Thursday, July 10, 2014


Keybot the Quant remains long moving into the Thursday session that is projected to be a gap down opening with the S&P futures at -17. The algo is tracking three key sectors that are most greatly impacting stock market direction; retail, volatility and financials. The markets are set to sell off but the bears can only create extended downside with RTH 59.34, VIX 13.15 and/or XLF 22.46. In other words, as the markets sell off, if the bears do not attain at least one of these three goals, they got nothing, and the broad indexes will recover.

If any one of the three parameters turn bearish, and the SPX drops under 1965 (which is set to occur for the SPX), Keybot will likely flip short. However, pay close attention to the low prints today in the SPX since the algo uses these data points as one of the internal programming rules to determine if the flip to the short side will occur, or not. If stocks recover today but one of the three parameters turn bearish, the SPX will need to take out the lows of the day to potentially flip short.

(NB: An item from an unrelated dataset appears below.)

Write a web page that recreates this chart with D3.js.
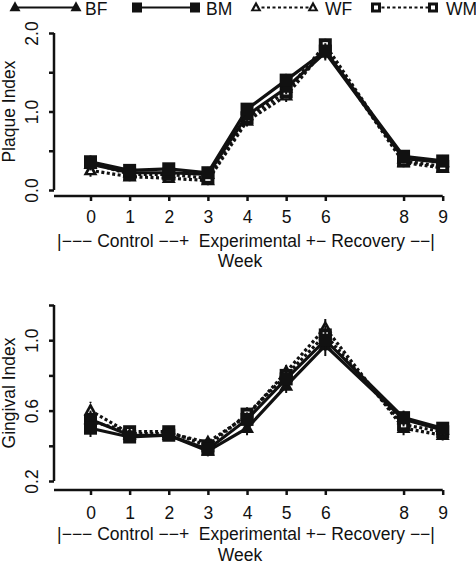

For the SPX starting at 1973, the bulls only need one point higher, to 1974, and an upside acceleration will occur. This is not going to happen at least in the early going. The bears need to push under 1965, which already looks like a done deal considering the S&P futures, which accelerates the downside to 1960. The imminent turn notation is in the title line since the market bears are mounting a charge today. Watch retail, volatility and financials as described above since they will tell you if the market downside is real, or not.